Elastomer-infiltrated vertically aligned carbon nanotube film-based wavy-configured stretchable conductors.

Abstract

Elastomer-infiltrated vertically aligned carbon nanotube (VACNT) forests are good candidates for use as stretchable conductors that can retain the electrical properties under relatively large stretching. The electrical performance can be further enhanced in terms of high stretchability and small change in the electrical resistance by using a wavy configuration. In this work, we present a wavy-structured high-performance stretchable conductor prepared by a simple prestraining approach based on polydimethylsiloxane (PDMS)-infiltrated VACNT films.
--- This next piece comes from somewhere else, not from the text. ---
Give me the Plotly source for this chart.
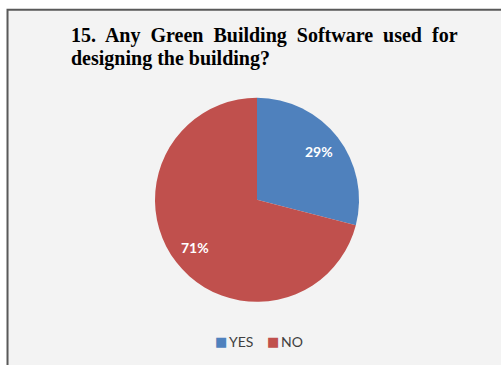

Prior to the infiltration process, the VACNT forests can also be easily micropatterned by a PDMS stamp-assisted contact transfer printing technique. The conductive VACNT forest patterns are fully infiltrated with highly elastic PDMS, and the PDMS/VACNT film is conformally and strongly bonded to the prestrained PDMS substrate with the help of an intermediate thin PDMS layer, resulting in mechanical robustness of the whole device. The fabricated wavy VACNT conductor shows a small resistance change ratio of less than 6% with a tensile strain of up to 100% (prestrained level) and a high reversibility under multiple stretching/releasing cycles with a maximum strain of 100%.